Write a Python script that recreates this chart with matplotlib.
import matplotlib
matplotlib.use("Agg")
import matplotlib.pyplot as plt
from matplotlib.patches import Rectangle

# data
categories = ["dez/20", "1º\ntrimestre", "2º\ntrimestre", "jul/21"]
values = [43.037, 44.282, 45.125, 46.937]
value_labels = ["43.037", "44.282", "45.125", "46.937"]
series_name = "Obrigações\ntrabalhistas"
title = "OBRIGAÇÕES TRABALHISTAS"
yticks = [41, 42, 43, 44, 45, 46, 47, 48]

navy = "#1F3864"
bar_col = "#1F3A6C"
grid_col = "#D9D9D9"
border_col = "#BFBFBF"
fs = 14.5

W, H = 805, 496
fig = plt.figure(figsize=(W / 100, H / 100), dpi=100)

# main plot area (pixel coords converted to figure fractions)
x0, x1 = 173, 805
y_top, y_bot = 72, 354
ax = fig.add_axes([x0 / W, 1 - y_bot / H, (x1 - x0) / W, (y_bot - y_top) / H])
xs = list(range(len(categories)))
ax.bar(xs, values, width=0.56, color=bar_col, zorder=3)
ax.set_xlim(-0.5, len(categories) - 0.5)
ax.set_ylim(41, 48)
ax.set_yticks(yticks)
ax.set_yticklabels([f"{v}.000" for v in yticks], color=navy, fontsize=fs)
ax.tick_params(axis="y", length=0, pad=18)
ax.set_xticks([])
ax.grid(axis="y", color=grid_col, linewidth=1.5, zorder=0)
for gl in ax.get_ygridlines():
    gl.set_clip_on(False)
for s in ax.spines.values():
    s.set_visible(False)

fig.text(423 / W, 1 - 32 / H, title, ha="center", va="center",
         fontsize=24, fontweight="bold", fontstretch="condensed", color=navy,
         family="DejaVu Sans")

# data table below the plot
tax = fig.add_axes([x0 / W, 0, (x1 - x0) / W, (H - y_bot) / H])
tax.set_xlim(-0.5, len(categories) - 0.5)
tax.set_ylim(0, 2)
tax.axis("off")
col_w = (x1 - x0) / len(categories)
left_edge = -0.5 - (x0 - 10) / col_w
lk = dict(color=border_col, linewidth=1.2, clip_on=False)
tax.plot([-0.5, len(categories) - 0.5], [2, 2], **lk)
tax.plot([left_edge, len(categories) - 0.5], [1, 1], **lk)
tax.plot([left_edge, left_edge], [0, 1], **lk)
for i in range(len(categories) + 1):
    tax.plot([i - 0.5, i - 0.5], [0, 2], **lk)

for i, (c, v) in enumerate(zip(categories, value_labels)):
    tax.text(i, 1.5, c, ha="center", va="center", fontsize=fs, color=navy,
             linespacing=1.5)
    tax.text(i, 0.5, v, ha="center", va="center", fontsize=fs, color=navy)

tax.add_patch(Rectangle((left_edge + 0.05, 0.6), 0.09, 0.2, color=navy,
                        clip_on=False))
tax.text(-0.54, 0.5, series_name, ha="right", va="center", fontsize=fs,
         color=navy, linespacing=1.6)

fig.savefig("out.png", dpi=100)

--------------------

• [Given request]
All lines above with "matplotlib" in them should be returned.

• [Task solution]
Write a Python script that recreates this chart with matplotlib.
import matplotlib
matplotlib.use("Agg")
import matplotlib.pyplot as plt
from matplotlib.patches import Rectangle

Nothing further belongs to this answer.